[Dataset entries]
* BEGIN *

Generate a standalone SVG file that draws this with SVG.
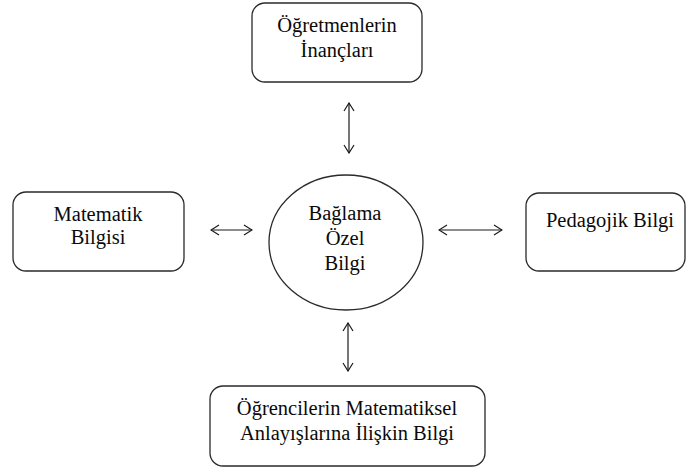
<svg xmlns="http://www.w3.org/2000/svg" width="688" height="470" viewBox="0 0 688 470">
  <defs>
    <marker id="head" viewBox="0 0 10 12" refX="9" refY="6" markerWidth="10" markerHeight="12" markerUnits="userSpaceOnUse" orient="auto-start-reverse">
      <path d="M1,1 L9,6 L1,11" fill="none" stroke="#1a1a1a" stroke-width="1.2"/>
    </marker>
  </defs>
  <style>
    .box { fill: #ffffff; stroke: #2a2a2a; stroke-width: 1.3; }
    .lbl { font-family: "Liberation Serif", "Times New Roman", serif; font-size: 20.5px; fill: #0a0a0a; text-anchor: middle; }
    .link { stroke: #1a1a1a; stroke-width: 1.2; fill: none; marker-start: url(#head); marker-end: url(#head); }
  </style>
  <rect width="688" height="470" fill="#ffffff"/>

  <g id="ogretmen-inanclari">
    <rect class="box" x="252" y="3" width="170" height="79" rx="13"/>
    <text class="lbl" x="337" y="32">Öğretmenlerin</text>
    <text class="lbl" x="337" y="57">İnançları</text>
  </g>

  <g id="matematik-bilgisi">
    <rect class="box" x="13" y="192" width="171" height="79" rx="13"/>
    <text class="lbl" x="98" y="221">Matematik</text>
    <text class="lbl" x="98" y="244">Bilgisi</text>
  </g>

  <g id="baglama-ozel-bilgi">
    <ellipse class="box" cx="346" cy="242.5" rx="77" ry="67.5"/>
    <text class="lbl" x="345" y="220">Bağlama</text>
    <text class="lbl" x="345" y="245">Özel</text>
    <text class="lbl" x="345" y="270">Bilgi</text>
  </g>

  <g id="pedagojik-bilgi">
    <rect class="box" x="526" y="193" width="159" height="78" rx="13"/>
    <text class="lbl" x="610" y="227">Pedagojik Bilgi</text>
  </g>

  <g id="ogrenci-anlayislari">
    <rect class="box" x="210" y="386" width="275" height="80" rx="13"/>
    <text class="lbl" x="347" y="415">Öğrencilerin Matematiksel</text>
    <text class="lbl" x="347" y="440">Anlayışlarına İlişkin Bilgi</text>
  </g>

  <g id="connectors">
    <line class="link" x1="349" y1="103" x2="349" y2="153"/>
    <line class="link" x1="211" y1="230" x2="252" y2="230"/>
    <line class="link" x1="439" y1="230" x2="502" y2="230"/>
    <line class="link" x1="348" y1="323" x2="348" y2="371"/>
  </g>
</svg>
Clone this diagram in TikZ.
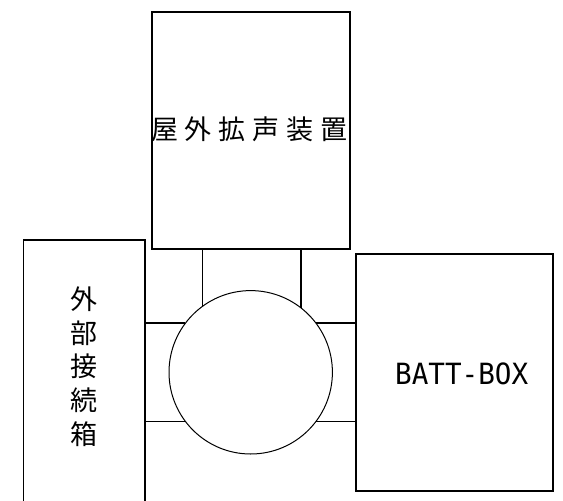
\documentclass[tikz,border=0pt]{standalone}
\usepackage{fontspec}
\usepackage{graphicx}
\setmainfont{Noto Sans CJK JP}
\newfontfamily\latinmono{DejaVu Sans Mono}
\tikzset{
  unitbox/.style={draw=black, line width=1.5pt, inner sep=0pt, outer sep=0pt, rectangle},
  hub/.style={draw=black, line width=1pt, circle, inner sep=0pt, outer sep=0pt, minimum size=163.4pt},
  wire/.style={draw=black, line width=1.3pt},
  cjklabel/.style={inner sep=0pt, font=\fontsize{27}{33.75}\selectfont, align=center}
}
\begin{document}
\begin{tikzpicture}[x=1pt,y=-1pt]
\useasboundingbox (0,0) rectangle (563,501);
\fill[white] (0,0) rectangle (563,501);
% boxes
\node[unitbox, minimum width=198pt, minimum height=237pt] (top) at (251,130.5) {};
\node[unitbox, minimum width=121.5pt, minimum height=280pt] (left) at (84.25,380) {};
\node[unitbox, minimum width=197pt, minimum height=237pt] (right) at (454.5,372.5) {};
\node[hub] (c) at (250.7,372.3) {};
% labels
\node[cjklabel] (toplabel) at (249.5,129) {屋\hspace{7pt}外\hspace{7pt}拡\hspace{7pt}声\hspace{7pt}装\hspace{7pt}置};
\node[cjklabel] (leftlabel) at (84,366.7) {外\\部\\接\\続\\箱};
\node[inner sep=0pt] (rightlabel) at (461.7,374.2) {\resizebox{133pt}{21.7pt}{\latinmono BATT-BOX}};
% connectors
\draw[wire] (c.126.6) -- (c.126.6 |- top.south);
\draw[wire] (c.52.9) -- (c.52.9 |- top.south);
\draw[wire] (c.143) -- (c.143 -| left.east);
\draw[wire] (c.217) -- (c.217 -| left.east);
\draw[wire] (c.37) -- (c.37 -| right.west);
\draw[wire] (c.-37) -- (c.-37 -| right.west);
\end{tikzpicture}
\end{document}
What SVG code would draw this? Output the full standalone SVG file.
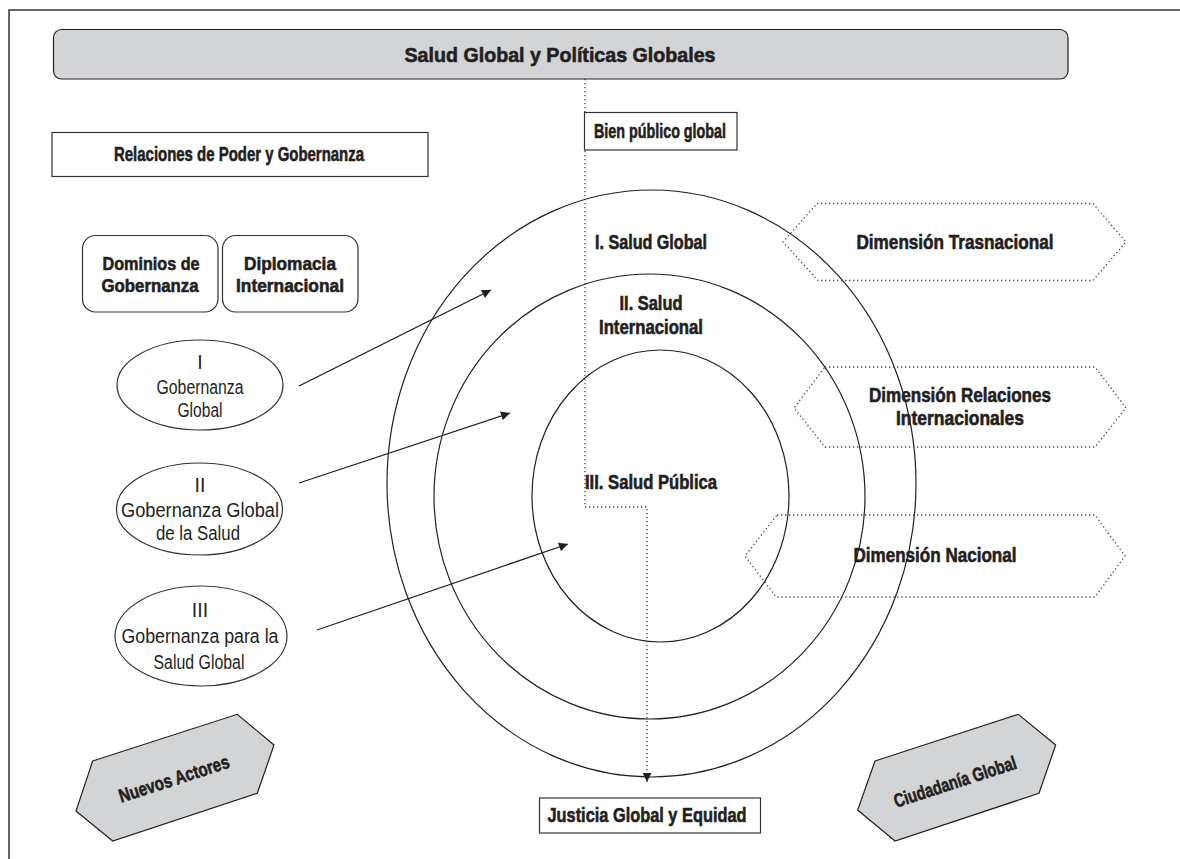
<svg xmlns="http://www.w3.org/2000/svg" width="1180" height="859" viewBox="0 0 1180 859">
<style>
.b{font-family:"Liberation Sans",Arial,sans-serif;font-weight:bold;font-size:20px;fill:#231f20;stroke:#231f20;stroke-width:0.6;text-anchor:middle}
.r{font-family:"Liberation Sans",Arial,sans-serif;font-size:19.5px;fill:#231f20;text-anchor:middle}
.box{fill:#fff;stroke:#333;stroke-width:1.2}
.gray{fill:#d3d4d6;stroke:#231f20;stroke-width:1.2}
.ring{fill:none;stroke:#231f20;stroke-width:1.2}
.dot{fill:none;stroke:#444;stroke-width:1.3;stroke-dasharray:1.3 2.7}
.arr{fill:none;stroke:#231f20;stroke-width:1.3}
</style>
<defs>
<marker id="ah" viewBox="0 0 10 10" refX="10" refY="5" markerWidth="11" markerHeight="9" markerUnits="userSpaceOnUse" orient="auto">
<path d="M0,0 L10,5 L0,10 Z" fill="#231f20"/>
</marker>
</defs>
<rect width="1180" height="859" fill="#fff"/>
<path d="M9,859 V10 H1180" fill="none" stroke="#333" stroke-width="1.5"/>

<g id="circles">
<ellipse id="ring-global" class="ring" cx="651.5" cy="483.5" rx="264.5" ry="293.5"/>
<ellipse id="ring-internacional" class="ring" cx="649.5" cy="496.5" rx="215.5" ry="222.5"/>
<ellipse id="ring-publica" class="ring" cx="660.5" cy="496" rx="128.5" ry="146"/>
</g>

<g id="connectors">
<path class="dot" d="M585,79 V507 H647 V782" marker-end="url(#ah)"/>
<line class="arr" x1="299" y1="386" x2="491" y2="290" marker-end="url(#ah)"/>
<line class="arr" x1="299" y1="483" x2="510" y2="413" marker-end="url(#ah)"/>
<line class="arr" x1="317" y1="630" x2="568" y2="544" marker-end="url(#ah)"/>
</g>

<g id="title">
<rect x="53.5" y="29.5" width="1014.5" height="49.5" rx="8" class="gray"/>
<text class="b" x="560" y="62" style="font-size:21px" textLength="311" lengthAdjust="spacingAndGlyphs">Salud Global y Políticas Globales</text>
</g>

<g id="relaciones">
<rect x="52" y="132.5" width="376" height="44" class="box"/>
<text class="b" x="239" y="161" style="font-size:21px" textLength="250" lengthAdjust="spacingAndGlyphs">Relaciones de Poder y Gobernanza</text>
</g>

<g id="bien-publico">
<rect x="584.5" y="112.5" width="152.5" height="37.5" class="box"/>
<text class="b" x="660" y="138" style="font-size:21px" textLength="132" lengthAdjust="spacingAndGlyphs">Bien público global</text>
</g>

<g id="dominios">
<rect x="82.5" y="235.5" width="135.5" height="76.5" rx="13" class="box"/>
<text class="b" x="151" y="270" style="font-size:19px" textLength="97" lengthAdjust="spacingAndGlyphs">Dominios de</text>
<text class="b" x="150" y="292" style="font-size:19px" textLength="97" lengthAdjust="spacingAndGlyphs">Gobernanza</text>
</g>

<g id="diplomacia">
<rect x="222.5" y="235.5" width="135.5" height="76.5" rx="13" class="box"/>
<text class="b" x="290" y="270" style="font-size:19px" textLength="92" lengthAdjust="spacingAndGlyphs">Diplomacia</text>
<text class="b" x="290" y="292" style="font-size:19px" textLength="108" lengthAdjust="spacingAndGlyphs">Internacional</text>
</g>

<g id="gob-I">
<ellipse cx="200" cy="385" rx="83" ry="45" class="box"/>
<text class="r" x="200" y="369">I</text>
<text class="r" x="200" y="394" textLength="87" lengthAdjust="spacingAndGlyphs">Gobernanza</text>
<text class="r" x="200" y="417" textLength="45" lengthAdjust="spacingAndGlyphs">Global</text>
</g>

<g id="gob-II">
<ellipse cx="199.5" cy="509" rx="83" ry="46" class="box"/>
<text class="r" x="200" y="492">II</text>
<text class="r" x="200" y="517" textLength="158" lengthAdjust="spacingAndGlyphs">Gobernanza Global</text>
<text class="r" x="198" y="540" textLength="84" lengthAdjust="spacingAndGlyphs">de la Salud</text>
</g>

<g id="gob-III">
<ellipse cx="201" cy="636" rx="86" ry="50" class="box"/>
<text class="r" x="200" y="617">III</text>
<text class="r" x="200" y="643" textLength="157" lengthAdjust="spacingAndGlyphs">Gobernanza para la</text>
<text class="r" x="199" y="669" textLength="91" lengthAdjust="spacingAndGlyphs">Salud Global</text>
</g>

<g id="labels-circles">
<text class="b" x="651" y="249" textLength="112" lengthAdjust="spacingAndGlyphs">I. Salud Global</text>
<text class="b" x="651" y="310" textLength="63" lengthAdjust="spacingAndGlyphs">II. Salud</text>
<text class="b" x="651" y="334" textLength="104" lengthAdjust="spacingAndGlyphs">Internacional</text>
<text class="b" x="651" y="489" textLength="132" lengthAdjust="spacingAndGlyphs">III. Salud Pública</text>
</g>

<g id="dim-trasnacional">
<polygon class="dot" points="817,203.5 1093,203.5 1126,242 1093,280.5 818,280.5 783,242"/>
<text class="b" x="955" y="249" textLength="197" lengthAdjust="spacingAndGlyphs">Dimensión Trasnacional</text>
</g>

<g id="dim-relaciones">
<polygon class="dot" points="825,367 1095,367 1126,408 1095,447 825,447 794,408"/>
<text class="b" x="960" y="402" textLength="182" lengthAdjust="spacingAndGlyphs">Dimensión Relaciones</text>
<text class="b" x="960" y="425" textLength="128" lengthAdjust="spacingAndGlyphs">Internacionales</text>
</g>

<g id="dim-nacional">
<polygon class="dot" points="777,515 1095,515 1125,556 1095,597 776,597 745,556"/>
<text class="b" x="935" y="562" textLength="163" lengthAdjust="spacingAndGlyphs">Dimensión Nacional</text>
</g>

<g id="justicia">
<rect x="539.5" y="798" width="221" height="35" class="box"/>
<text class="b" x="647" y="822" style="font-size:21px" textLength="199" lengthAdjust="spacingAndGlyphs">Justicia Global y Equidad</text>
</g>

<g id="nuevos-actores">
<polygon class="gray" points="92.7,761 237.3,714.3 274,745 257.3,793.3 112.7,841 76,811"/>
<text class="b" transform="translate(176,785) rotate(-18)" style="font-size:19px" textLength="115" lengthAdjust="spacingAndGlyphs">Nuevos Actores</text>
</g>

<g id="ciudadania">
<polygon class="gray" points="875,761 1018.3,714.3 1055.7,745 1039,793.3 895,841 857.7,810"/>
<text class="b" transform="translate(957,788) rotate(-18)" style="font-size:19px" textLength="128" lengthAdjust="spacingAndGlyphs">Ciudadanía Global</text>
</g>
</svg>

* END *

Point out every line holding the string "this" and copy it.

Generate a standalone SVG file that draws this with SVG.
Clone this diagram in TikZ.
What SVG code would draw this? Output the full standalone SVG file.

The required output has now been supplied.